Va sottolineato sul punto che la stessa CTR, dopo aver escluso che l’eventuale valutazione dell’Ufficio assumesse un rilievo dirimente ai fini dell’integrazione della norma, ha valutato in concreto la responsabilità della società, ritenendo che non ricorressero i presupposti per la colpa lieve.
3.5 La contestazione sull’apprezzamento delle prove operato dalla CTR è invece inammissibile, risolvendosi la censura non solo in una non più proponibile lamentela sulla sufficienza della motivazione ma anche in una sollecitazione per un nuovo giudizio di merito, non consentito in sede di legittimità.
4. Il ricorso va pertanto rigettato. Le spese, liquidate come in dispositivo, sono regolate per soccombenza.
P.Q.M.
La Corte rigetta il ricorso. Condanna P. Spa al pagamento delle spese a favore dell’Agenzia delle dogane e dei monopoli, che liquida in complessive € 4.000,00, oltre spese prenotate a debito.

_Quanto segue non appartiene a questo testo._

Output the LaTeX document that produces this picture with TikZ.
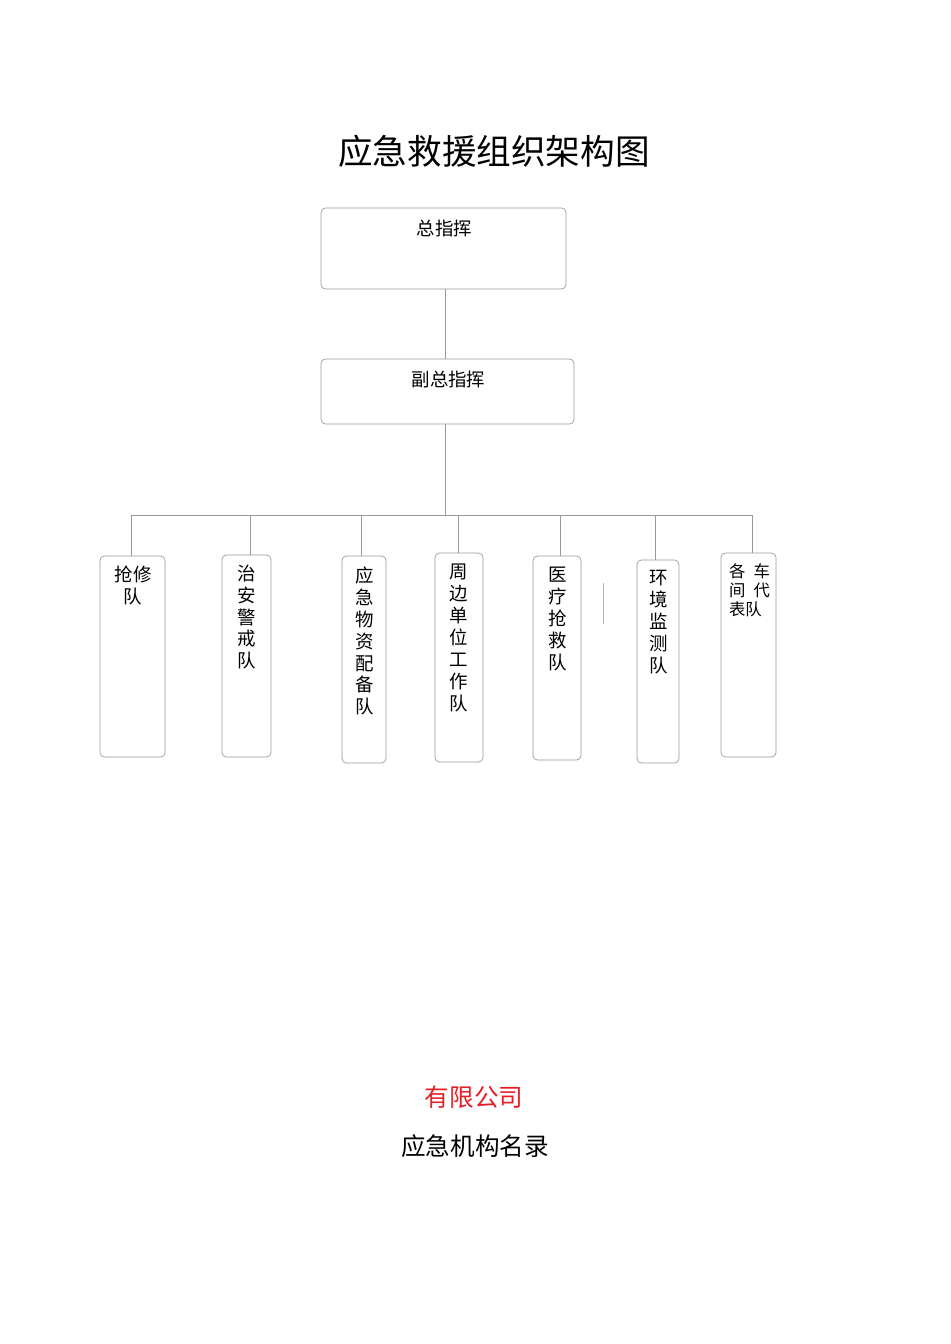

Ai sensi dell’art. 13 comma 1-quater d.P.R. n. 115 del 2002, dà atto della sussistenza dei presupposti processuali per il versamento, da parte della ricorrente, di un ulteriore importo a titolo di contributo unificato pari a quello previsto per il ricorso stesso, a norma del comma 1-bis dello stesso art. 13, se dovuto.